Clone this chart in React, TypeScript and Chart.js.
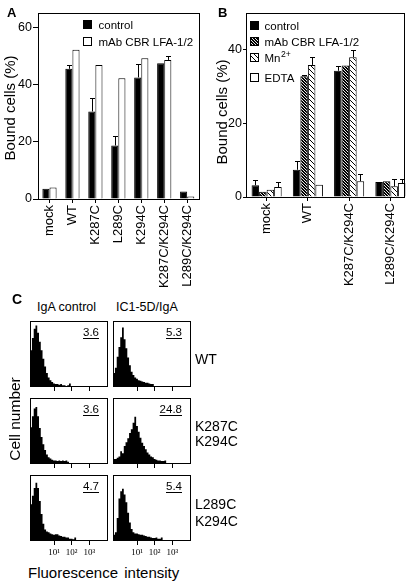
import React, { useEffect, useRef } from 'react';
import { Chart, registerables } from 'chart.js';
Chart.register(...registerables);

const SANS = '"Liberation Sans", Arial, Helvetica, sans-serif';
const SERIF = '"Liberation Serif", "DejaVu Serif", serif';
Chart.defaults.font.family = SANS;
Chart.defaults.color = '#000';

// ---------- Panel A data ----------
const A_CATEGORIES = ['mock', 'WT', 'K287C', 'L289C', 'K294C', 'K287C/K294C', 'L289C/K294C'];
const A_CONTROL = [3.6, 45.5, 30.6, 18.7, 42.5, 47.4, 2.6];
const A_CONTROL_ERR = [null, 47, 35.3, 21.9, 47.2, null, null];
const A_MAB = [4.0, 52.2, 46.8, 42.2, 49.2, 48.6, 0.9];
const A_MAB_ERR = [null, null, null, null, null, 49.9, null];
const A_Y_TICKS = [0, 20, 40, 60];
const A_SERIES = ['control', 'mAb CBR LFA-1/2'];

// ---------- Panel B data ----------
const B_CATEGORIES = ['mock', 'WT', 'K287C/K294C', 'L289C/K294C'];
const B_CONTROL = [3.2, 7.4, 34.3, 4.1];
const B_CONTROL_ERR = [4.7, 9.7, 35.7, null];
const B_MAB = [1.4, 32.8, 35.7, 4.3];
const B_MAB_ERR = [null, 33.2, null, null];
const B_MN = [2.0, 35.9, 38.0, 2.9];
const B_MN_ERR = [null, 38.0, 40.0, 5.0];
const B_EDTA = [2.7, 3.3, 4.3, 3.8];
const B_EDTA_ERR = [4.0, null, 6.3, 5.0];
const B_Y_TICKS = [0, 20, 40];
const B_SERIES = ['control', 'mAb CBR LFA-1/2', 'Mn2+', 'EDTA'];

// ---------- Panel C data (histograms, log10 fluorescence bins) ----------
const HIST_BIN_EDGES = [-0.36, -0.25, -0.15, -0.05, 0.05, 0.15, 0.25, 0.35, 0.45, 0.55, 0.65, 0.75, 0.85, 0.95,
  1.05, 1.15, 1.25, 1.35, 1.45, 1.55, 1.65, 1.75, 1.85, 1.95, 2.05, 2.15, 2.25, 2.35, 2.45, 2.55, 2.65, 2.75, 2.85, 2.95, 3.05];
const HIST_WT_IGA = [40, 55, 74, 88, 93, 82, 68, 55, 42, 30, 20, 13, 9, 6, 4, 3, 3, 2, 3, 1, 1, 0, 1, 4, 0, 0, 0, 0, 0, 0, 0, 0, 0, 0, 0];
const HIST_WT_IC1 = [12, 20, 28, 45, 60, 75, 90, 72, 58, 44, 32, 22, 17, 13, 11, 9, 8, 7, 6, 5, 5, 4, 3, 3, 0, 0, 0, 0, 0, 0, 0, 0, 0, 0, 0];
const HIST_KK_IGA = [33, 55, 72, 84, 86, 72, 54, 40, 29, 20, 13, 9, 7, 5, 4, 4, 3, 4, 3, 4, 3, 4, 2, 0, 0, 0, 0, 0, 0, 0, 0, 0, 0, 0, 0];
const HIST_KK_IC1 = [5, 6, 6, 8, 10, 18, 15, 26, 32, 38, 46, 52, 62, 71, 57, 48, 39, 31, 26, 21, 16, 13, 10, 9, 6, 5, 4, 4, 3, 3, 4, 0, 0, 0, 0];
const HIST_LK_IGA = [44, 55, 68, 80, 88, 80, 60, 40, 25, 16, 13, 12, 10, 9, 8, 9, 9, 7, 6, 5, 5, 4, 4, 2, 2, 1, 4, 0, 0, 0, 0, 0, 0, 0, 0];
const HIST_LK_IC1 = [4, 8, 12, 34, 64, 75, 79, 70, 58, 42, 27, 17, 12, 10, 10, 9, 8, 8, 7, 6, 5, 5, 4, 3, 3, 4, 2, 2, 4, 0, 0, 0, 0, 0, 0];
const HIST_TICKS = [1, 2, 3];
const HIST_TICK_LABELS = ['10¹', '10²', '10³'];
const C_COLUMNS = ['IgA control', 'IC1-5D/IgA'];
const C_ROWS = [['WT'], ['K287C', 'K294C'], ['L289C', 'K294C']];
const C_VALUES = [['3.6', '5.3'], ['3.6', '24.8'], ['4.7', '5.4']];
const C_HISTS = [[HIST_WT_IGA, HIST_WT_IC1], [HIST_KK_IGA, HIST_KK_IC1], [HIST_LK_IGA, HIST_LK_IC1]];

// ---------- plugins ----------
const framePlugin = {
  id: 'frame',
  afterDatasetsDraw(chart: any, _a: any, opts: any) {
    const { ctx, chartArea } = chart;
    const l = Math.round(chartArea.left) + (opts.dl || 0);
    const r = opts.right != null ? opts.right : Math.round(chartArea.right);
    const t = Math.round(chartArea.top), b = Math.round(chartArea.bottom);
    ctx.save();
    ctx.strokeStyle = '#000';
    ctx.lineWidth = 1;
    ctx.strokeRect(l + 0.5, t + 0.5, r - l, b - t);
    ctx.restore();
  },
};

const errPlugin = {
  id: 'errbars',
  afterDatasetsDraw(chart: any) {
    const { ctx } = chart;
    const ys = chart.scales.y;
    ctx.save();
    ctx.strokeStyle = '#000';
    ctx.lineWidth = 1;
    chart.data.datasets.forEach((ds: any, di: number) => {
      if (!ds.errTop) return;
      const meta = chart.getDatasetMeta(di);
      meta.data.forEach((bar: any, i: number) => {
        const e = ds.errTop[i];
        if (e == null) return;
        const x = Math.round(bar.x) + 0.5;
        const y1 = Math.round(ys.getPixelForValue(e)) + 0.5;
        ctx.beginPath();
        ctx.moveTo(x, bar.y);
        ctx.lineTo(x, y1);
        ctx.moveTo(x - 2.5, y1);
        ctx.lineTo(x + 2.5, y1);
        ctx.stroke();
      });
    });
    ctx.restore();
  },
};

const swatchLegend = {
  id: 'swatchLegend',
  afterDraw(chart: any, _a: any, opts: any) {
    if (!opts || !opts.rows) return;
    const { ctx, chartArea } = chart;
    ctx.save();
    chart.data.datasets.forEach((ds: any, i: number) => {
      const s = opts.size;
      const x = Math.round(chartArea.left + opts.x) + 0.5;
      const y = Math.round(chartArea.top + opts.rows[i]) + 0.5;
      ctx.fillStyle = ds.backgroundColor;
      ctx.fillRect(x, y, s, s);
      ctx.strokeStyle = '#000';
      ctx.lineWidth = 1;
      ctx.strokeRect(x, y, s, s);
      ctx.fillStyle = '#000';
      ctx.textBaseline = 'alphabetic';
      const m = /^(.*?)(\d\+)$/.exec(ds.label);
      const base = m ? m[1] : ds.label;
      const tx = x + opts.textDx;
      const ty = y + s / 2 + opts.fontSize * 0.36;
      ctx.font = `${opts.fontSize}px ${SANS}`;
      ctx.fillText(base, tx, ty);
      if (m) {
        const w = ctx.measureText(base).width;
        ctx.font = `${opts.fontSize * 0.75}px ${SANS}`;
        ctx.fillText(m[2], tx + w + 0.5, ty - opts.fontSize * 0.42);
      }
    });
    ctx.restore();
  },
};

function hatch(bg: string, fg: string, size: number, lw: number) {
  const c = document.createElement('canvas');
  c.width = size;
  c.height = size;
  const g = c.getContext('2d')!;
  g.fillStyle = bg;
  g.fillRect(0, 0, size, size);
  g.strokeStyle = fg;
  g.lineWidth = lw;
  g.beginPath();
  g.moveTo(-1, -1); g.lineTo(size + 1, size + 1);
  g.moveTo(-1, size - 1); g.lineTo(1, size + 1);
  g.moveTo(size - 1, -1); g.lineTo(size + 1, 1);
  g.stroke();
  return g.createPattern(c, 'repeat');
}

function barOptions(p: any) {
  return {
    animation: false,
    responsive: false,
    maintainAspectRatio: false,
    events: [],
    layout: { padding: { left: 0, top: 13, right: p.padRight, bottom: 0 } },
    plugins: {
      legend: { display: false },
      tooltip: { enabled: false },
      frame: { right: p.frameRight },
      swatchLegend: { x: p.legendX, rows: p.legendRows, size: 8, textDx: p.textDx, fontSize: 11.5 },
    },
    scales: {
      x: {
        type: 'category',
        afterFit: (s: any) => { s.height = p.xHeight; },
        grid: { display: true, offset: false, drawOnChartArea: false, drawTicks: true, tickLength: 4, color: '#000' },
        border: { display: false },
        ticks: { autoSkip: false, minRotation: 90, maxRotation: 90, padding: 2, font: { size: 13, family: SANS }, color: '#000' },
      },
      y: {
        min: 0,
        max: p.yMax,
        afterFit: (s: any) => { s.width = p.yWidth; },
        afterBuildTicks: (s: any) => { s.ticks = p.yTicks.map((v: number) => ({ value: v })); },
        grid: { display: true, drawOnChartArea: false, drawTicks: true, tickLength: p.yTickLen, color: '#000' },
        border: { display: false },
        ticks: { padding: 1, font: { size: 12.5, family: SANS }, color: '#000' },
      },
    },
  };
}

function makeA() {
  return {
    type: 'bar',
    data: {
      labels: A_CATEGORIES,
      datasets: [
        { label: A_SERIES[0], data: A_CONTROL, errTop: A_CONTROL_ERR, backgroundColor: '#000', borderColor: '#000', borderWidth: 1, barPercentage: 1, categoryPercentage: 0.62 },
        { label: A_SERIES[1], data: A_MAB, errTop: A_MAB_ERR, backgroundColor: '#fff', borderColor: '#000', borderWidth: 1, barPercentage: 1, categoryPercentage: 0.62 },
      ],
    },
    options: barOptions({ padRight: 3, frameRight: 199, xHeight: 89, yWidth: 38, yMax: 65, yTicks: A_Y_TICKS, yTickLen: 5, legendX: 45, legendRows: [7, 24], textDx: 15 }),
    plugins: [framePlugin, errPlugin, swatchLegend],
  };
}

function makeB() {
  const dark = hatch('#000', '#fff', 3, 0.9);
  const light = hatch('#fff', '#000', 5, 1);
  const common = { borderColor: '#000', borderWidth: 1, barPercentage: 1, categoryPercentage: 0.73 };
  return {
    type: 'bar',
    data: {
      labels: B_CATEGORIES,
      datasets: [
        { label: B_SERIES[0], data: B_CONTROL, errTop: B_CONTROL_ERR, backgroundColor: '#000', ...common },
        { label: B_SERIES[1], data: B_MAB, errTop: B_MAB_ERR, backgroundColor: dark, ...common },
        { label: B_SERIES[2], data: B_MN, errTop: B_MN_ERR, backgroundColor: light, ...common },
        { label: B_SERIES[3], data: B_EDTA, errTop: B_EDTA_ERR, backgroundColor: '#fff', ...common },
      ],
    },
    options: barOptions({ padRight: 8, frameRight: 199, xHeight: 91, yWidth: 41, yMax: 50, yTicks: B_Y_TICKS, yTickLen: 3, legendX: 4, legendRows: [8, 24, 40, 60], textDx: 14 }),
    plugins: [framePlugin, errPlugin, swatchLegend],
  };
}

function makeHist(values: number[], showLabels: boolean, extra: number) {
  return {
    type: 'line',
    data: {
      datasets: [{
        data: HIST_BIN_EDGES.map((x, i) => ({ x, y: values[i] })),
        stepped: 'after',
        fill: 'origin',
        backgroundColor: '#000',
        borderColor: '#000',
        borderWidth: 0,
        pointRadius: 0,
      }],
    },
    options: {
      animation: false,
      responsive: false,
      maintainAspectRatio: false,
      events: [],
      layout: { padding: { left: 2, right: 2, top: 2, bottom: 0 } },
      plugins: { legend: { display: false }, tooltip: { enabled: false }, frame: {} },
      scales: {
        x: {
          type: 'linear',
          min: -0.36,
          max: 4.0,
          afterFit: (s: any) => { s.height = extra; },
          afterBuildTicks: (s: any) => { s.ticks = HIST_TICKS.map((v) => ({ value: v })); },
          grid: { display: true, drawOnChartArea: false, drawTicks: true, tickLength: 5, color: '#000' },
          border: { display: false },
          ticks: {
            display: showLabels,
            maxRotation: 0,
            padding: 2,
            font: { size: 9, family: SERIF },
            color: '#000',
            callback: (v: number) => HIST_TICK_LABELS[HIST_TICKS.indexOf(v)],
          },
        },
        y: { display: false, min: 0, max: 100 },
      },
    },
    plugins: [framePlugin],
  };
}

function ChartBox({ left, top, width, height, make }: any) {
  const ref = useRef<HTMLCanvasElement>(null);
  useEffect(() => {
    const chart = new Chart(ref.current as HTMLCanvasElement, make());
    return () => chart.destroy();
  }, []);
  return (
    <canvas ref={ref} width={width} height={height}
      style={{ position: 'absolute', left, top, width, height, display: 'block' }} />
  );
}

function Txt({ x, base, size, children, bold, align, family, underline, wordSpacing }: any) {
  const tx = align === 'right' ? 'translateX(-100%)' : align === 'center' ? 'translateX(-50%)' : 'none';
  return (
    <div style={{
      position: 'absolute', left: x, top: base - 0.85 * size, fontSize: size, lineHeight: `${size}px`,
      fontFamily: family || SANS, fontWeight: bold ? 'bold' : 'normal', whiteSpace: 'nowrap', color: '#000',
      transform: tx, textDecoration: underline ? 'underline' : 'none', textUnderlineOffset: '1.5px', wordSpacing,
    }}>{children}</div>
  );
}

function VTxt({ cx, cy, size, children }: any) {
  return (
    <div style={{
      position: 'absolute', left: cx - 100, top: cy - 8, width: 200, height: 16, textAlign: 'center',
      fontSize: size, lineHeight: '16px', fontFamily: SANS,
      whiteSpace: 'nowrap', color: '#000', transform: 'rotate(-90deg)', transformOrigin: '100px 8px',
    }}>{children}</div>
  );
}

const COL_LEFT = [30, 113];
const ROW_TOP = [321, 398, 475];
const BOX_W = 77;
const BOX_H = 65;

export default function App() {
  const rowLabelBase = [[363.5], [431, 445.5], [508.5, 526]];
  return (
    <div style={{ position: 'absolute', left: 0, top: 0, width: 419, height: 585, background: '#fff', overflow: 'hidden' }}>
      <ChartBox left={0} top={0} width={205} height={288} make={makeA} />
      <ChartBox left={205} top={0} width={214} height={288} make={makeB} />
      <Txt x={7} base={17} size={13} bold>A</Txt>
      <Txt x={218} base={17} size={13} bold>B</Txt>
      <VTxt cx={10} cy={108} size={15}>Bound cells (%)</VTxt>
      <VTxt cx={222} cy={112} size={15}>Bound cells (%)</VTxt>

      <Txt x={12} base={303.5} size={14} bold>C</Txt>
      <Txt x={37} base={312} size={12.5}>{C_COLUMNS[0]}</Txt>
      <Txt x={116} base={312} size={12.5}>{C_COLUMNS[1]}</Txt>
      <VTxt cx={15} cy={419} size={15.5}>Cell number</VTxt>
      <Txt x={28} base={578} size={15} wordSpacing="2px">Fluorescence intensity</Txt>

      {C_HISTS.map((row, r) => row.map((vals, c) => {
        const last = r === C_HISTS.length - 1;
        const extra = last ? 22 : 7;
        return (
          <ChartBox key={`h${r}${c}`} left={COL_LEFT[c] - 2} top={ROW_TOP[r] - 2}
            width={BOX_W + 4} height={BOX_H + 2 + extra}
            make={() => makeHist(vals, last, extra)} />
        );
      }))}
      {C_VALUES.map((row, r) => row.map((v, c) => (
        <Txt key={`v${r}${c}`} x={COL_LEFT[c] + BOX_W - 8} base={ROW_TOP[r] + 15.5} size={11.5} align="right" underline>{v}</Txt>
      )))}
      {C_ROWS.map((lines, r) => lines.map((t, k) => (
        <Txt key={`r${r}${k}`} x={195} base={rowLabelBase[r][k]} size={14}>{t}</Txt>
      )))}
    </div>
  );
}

---

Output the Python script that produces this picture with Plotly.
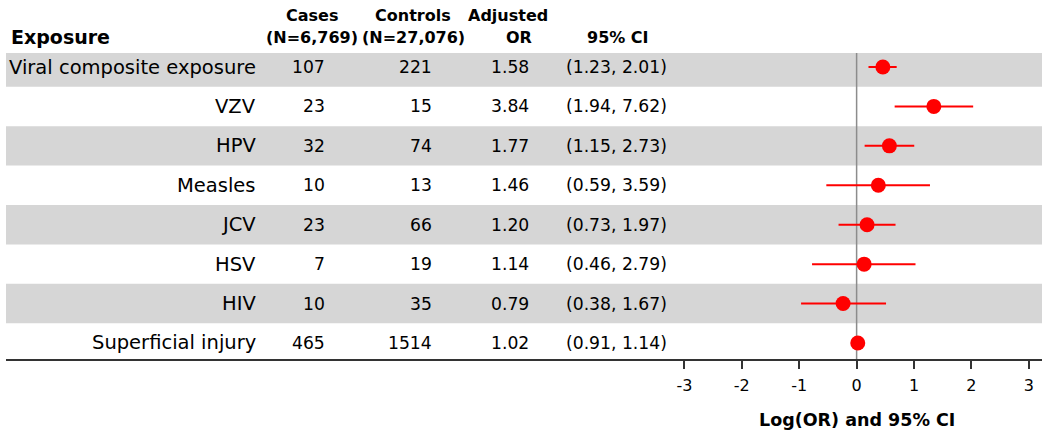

#### Exercise
Copy exactly the part of the material above that opens with the line containing "Clone this chart" and closes with the line containing "const A_SERIES = ['control', 'mAb", ends included. Drop the images.

#### Solution to this exercise
Clone this chart in React, TypeScript and Chart.js.
import React, { useEffect, useRef } from 'react';
import { Chart, registerables } from 'chart.js';
Chart.register(...registerables);

const SANS = '"Liberation Sans", Arial, Helvetica, sans-serif';
const SERIF = '"Liberation Serif", "DejaVu Serif", serif';
Chart.defaults.font.family = SANS;
Chart.defaults.color = '#000';

// ---------- Panel A data ----------
const A_CATEGORIES = ['mock', 'WT', 'K287C', 'L289C', 'K294C', 'K287C/K294C', 'L289C/K294C'];
const A_CONTROL = [3.6, 45.5, 30.6, 18.7, 42.5, 47.4, 2.6];
const A_CONTROL_ERR = [null, 47, 35.3, 21.9, 47.2, null, null];
const A_MAB = [4.0, 52.2, 46.8, 42.2, 49.2, 48.6, 0.9];
const A_MAB_ERR = [null, null, null, null, null, 49.9, null];
const A_Y_TICKS = [0, 20, 40, 60];
const A_SERIES = ['control', 'mAb CBR LFA-1/2'];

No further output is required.